Deze kunstmatige teelt wordt hoofd zakelijk toegepast met die soorten van visschen, welke het duurst betaald worden en slechts een betrekkelijk klein getal eieren leggen. Voornamelijk moeten hiertoe gerekend worden de Salmoniden (zalm, forelsoorten, enz.) en de Coregonen (houting, enz.), alhoewel eieren van enkele andere visschen ook kunstmatig bevrucht worden, zooals bijv. van de sander.

Door zachtjes met duim en wijsvinger langs den buik der geslachtsrijpe wijfjes en mannetjes (welke tegen verstikking beschermd worden door een natten doek om de kieuwen) te strijken, wordt respectievelijk kuit en hom verkregen, welke of met (natte bevruchting), of zonder water (droge bevruchting) bij elkaar gebracht en voorzichtig met een ganzeveer door elkaar geroerd worden. De op deze wijze bevruchte eieren worden vervolgens in broedapparaten, waarin zich koud, zuiver, zuurstofrijk, stroomend water bevindt, tot ontwikkeling gebracht, en daarin leven de jonge vischjes nog eenigen tijd van het in den z.g. dooierzak aanwezig voedsel, waarna zij öf overgebracht worden naar de openbare wateren (rivieren, beken), öf nog gedurende eenigen tijd in vijvers verblijven, waar zij zoowel met kunstmatig (gemalen kalfshersenen, lever, enz.) als met natuurlijk voedsel (vlookreeften, plankton) gevoed worden, om ze niet direct bloot te stellen aan de talrijke gevaren, die hen wachten in het vrije water; sommige worden ook voortdurend in vijvers gehouden, waar zij tot spijsvisch opgroeien.

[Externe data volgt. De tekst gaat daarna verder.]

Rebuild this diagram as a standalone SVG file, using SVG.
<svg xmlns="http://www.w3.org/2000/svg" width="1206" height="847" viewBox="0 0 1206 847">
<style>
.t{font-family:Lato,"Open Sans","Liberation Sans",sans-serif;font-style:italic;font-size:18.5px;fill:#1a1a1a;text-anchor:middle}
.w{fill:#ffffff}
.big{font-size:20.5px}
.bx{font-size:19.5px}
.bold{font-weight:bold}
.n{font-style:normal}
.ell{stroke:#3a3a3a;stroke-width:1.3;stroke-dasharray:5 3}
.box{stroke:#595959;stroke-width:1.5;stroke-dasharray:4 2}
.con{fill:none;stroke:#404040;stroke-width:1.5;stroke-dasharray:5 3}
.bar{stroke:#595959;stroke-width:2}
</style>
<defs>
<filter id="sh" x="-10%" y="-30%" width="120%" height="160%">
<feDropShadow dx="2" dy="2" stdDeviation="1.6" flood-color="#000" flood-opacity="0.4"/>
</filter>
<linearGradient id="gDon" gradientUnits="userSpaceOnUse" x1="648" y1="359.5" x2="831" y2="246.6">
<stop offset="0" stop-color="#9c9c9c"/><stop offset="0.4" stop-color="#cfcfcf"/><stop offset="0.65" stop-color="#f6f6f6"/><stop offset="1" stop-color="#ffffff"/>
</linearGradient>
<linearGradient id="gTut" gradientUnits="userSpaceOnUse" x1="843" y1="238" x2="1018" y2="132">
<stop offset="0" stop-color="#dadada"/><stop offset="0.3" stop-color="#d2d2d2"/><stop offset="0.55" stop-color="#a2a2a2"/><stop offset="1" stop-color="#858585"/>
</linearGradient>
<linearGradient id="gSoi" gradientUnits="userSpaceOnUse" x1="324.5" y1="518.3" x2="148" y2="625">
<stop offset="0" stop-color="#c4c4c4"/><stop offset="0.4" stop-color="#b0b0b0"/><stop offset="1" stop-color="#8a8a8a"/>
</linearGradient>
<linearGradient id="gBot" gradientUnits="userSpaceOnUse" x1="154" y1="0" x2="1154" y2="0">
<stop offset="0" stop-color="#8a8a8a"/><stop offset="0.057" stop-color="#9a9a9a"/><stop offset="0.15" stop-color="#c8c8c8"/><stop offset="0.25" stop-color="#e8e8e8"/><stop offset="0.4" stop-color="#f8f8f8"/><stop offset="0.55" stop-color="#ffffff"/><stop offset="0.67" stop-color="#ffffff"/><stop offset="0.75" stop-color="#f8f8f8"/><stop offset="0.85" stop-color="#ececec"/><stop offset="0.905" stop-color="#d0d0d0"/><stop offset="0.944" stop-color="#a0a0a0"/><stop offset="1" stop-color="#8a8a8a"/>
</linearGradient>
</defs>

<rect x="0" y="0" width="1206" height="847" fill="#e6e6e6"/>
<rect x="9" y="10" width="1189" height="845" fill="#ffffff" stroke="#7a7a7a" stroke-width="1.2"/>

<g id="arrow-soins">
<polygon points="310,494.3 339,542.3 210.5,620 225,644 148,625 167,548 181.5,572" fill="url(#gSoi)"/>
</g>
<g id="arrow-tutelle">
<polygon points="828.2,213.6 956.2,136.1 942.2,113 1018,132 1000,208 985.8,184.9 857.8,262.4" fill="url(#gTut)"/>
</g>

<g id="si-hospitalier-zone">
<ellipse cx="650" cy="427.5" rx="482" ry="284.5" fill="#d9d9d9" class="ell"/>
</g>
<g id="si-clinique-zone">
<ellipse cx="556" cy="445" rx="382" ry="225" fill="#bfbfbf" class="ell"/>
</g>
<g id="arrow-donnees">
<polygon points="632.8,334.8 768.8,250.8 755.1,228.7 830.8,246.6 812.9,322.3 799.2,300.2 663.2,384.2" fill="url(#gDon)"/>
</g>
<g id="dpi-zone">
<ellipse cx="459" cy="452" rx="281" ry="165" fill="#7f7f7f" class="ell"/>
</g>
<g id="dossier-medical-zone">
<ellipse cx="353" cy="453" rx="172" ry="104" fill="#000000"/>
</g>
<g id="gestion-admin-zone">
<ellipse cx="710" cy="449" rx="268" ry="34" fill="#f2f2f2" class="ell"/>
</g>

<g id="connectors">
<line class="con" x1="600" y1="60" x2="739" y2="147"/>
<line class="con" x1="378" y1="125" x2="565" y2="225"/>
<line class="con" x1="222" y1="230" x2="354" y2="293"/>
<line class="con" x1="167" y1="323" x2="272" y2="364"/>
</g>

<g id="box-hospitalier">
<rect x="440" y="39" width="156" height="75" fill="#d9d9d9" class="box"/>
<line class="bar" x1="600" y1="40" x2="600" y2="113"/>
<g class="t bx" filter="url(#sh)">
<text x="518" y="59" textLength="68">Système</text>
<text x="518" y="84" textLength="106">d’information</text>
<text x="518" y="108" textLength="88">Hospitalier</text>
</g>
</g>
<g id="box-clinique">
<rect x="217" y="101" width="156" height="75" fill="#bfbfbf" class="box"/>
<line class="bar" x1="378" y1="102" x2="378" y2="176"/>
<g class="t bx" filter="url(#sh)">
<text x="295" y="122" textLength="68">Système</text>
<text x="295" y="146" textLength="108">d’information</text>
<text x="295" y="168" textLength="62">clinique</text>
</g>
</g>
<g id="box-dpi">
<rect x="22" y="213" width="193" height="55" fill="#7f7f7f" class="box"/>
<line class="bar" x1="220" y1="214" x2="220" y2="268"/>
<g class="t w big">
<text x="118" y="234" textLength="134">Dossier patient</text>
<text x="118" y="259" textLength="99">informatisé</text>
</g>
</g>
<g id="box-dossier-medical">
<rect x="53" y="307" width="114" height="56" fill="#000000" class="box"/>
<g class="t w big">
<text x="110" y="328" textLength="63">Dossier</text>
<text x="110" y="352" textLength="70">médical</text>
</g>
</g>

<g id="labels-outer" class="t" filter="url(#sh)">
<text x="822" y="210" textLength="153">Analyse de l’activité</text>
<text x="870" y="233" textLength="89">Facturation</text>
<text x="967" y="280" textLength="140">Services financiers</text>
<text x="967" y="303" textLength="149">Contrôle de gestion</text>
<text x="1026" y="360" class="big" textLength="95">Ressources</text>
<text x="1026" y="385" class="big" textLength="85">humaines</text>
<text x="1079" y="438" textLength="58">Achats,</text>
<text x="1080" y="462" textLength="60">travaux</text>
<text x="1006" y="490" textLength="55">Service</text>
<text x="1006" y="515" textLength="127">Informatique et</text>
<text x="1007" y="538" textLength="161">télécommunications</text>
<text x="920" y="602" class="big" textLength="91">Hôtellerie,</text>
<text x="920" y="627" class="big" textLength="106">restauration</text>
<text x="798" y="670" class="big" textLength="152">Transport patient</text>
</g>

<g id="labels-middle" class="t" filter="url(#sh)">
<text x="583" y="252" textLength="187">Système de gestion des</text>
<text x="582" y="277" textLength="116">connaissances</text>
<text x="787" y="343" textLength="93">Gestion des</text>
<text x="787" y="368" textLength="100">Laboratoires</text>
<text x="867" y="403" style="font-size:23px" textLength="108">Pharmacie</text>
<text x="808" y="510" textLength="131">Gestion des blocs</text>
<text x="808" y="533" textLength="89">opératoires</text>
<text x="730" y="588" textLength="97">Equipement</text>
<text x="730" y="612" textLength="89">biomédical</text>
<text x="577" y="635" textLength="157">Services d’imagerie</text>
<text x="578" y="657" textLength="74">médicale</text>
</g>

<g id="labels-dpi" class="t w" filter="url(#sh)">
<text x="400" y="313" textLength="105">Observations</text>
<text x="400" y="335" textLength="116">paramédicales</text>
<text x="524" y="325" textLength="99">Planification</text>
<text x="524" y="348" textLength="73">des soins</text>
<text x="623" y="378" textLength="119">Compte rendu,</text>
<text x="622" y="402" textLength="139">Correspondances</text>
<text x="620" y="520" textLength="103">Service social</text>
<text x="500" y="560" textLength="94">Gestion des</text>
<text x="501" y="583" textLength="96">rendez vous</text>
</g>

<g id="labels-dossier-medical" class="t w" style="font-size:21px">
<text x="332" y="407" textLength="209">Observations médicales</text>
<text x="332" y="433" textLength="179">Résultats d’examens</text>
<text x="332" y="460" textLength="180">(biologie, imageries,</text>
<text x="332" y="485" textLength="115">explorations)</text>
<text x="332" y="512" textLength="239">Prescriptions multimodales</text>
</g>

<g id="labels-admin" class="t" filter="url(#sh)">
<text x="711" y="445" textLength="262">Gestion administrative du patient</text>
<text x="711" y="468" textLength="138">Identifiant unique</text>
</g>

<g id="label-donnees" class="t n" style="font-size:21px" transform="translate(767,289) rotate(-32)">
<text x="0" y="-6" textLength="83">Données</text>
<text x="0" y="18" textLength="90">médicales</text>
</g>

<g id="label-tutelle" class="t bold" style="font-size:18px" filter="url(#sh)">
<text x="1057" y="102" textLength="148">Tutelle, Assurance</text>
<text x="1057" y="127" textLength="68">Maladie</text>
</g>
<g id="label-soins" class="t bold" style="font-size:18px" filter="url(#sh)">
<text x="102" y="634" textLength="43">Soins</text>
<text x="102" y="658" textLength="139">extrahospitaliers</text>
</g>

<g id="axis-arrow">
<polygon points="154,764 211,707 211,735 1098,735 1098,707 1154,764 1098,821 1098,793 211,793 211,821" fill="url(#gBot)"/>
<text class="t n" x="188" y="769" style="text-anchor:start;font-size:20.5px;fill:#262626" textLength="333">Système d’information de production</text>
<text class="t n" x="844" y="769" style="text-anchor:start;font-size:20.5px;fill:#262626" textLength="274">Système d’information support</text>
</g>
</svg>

Alhoewel de toestellen voor het uitkomen der eieren broedapparaten genoemd worden, moet hier geenszins aan eigenlijk uitbroeden der eieren door warmte gedacht worden, daar de eieren uitkomen in het koude bronwater in den winter (Salmoniden en Coregonen zijn winterpaaiers).

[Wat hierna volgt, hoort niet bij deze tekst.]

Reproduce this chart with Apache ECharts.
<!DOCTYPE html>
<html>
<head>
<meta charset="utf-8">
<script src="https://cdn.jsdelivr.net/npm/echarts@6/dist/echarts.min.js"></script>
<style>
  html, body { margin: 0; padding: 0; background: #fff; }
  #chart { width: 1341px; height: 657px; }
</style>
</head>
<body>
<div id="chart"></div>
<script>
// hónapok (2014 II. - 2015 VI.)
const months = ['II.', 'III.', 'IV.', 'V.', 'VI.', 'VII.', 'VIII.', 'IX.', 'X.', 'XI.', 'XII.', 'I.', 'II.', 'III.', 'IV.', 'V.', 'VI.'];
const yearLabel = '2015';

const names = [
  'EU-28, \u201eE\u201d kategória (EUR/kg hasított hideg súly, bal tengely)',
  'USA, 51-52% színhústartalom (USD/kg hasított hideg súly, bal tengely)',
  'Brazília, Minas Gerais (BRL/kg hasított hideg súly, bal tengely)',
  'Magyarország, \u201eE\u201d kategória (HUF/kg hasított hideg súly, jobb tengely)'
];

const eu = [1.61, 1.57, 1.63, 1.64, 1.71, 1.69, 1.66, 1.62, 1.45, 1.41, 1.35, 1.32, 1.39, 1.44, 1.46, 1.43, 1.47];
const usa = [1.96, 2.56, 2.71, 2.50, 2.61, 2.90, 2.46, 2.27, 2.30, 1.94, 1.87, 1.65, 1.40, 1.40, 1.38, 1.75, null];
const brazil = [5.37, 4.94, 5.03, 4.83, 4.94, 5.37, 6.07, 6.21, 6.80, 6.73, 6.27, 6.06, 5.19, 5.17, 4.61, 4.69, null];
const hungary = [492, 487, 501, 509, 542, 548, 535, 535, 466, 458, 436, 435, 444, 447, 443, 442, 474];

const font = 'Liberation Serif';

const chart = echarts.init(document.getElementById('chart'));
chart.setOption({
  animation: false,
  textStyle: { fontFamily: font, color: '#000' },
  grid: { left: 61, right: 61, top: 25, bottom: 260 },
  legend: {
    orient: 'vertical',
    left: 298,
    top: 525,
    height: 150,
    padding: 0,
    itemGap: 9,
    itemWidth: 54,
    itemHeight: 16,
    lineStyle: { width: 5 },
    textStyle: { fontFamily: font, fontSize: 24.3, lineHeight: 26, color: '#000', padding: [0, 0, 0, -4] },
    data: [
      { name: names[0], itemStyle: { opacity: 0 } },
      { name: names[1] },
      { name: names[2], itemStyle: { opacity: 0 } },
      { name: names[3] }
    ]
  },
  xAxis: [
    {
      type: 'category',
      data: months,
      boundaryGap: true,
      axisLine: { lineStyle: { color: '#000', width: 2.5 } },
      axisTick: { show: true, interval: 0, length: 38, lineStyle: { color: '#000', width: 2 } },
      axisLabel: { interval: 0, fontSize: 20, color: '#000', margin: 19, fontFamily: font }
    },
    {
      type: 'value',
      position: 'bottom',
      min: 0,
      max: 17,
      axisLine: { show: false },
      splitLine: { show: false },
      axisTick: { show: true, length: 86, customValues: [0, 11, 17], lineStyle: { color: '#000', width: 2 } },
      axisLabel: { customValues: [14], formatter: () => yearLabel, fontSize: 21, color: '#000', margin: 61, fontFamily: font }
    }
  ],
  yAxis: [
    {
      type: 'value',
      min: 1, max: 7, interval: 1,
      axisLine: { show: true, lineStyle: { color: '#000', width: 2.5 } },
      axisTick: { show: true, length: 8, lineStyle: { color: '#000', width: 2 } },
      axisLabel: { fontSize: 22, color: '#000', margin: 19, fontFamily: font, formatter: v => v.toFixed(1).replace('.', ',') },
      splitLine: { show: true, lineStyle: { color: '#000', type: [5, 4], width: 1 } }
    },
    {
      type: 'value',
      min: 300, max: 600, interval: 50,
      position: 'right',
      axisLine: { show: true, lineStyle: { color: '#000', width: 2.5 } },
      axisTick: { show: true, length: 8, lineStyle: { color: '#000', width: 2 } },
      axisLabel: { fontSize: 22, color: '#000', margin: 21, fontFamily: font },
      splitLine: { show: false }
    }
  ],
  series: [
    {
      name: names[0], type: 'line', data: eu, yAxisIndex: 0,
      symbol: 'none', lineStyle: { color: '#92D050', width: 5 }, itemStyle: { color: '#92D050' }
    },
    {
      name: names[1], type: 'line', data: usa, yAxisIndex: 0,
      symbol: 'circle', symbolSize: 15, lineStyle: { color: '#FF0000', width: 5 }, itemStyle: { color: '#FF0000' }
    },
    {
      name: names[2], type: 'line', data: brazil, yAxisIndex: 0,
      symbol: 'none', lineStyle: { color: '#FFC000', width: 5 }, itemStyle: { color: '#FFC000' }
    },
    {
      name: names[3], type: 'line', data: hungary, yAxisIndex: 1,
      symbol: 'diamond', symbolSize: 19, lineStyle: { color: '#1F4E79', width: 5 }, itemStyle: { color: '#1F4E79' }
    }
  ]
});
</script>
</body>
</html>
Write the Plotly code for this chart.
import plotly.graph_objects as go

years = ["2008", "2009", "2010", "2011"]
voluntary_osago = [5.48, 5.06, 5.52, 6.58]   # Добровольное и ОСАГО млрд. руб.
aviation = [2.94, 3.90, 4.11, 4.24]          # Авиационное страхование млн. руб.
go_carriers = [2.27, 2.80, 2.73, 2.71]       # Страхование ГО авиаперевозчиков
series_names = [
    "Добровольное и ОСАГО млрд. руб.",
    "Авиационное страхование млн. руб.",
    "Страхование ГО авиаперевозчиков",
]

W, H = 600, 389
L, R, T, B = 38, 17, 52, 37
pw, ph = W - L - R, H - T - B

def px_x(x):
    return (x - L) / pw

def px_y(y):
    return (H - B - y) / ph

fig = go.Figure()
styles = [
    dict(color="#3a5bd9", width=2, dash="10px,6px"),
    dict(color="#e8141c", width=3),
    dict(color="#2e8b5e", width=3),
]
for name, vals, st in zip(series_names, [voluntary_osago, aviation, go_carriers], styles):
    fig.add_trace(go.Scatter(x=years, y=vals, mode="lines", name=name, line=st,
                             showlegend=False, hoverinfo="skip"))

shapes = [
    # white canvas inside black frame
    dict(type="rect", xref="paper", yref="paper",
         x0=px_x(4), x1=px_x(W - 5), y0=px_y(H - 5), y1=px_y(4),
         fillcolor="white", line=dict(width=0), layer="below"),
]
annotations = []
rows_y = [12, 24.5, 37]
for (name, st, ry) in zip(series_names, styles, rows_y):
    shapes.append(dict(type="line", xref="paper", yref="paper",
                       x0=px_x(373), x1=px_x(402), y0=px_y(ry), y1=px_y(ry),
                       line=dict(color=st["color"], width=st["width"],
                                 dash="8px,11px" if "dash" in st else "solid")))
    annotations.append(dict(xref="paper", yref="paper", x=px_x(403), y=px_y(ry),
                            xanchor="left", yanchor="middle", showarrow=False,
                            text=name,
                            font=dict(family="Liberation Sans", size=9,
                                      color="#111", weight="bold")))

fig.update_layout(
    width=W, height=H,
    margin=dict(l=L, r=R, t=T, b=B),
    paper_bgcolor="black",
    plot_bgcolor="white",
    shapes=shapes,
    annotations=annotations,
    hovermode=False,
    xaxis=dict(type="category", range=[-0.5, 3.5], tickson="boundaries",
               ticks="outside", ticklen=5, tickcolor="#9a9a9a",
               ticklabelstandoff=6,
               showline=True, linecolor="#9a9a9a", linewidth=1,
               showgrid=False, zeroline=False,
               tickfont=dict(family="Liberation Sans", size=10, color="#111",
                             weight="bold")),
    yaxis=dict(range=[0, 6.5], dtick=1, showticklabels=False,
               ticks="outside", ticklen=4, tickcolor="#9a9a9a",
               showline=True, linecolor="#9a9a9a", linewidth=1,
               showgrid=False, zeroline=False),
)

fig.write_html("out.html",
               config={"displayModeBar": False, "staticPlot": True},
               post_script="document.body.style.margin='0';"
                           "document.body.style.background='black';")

Bevruchte sandereieren worden niet in een broedapparaat tot ontwikkeling gebracht, maar in het voorjaar, op welk tijdstip de sander paait, in een broedvijver geplaatst, waarin dan de ontwikkeling der jonge visschen geheel op dezelfde wijze verloopt als bij die, welke geheel langs natuurlijken weg geteeld zijn.

De kunstmatige teelt van zalm is hier te lande toegepast gedurende de jaren 1863—1891. Daarna zijn voor rekening van den Staat alleen nog kunstmatig gekweekte zalmen uitgezet in de zijrivieren van den Boven-Rijn.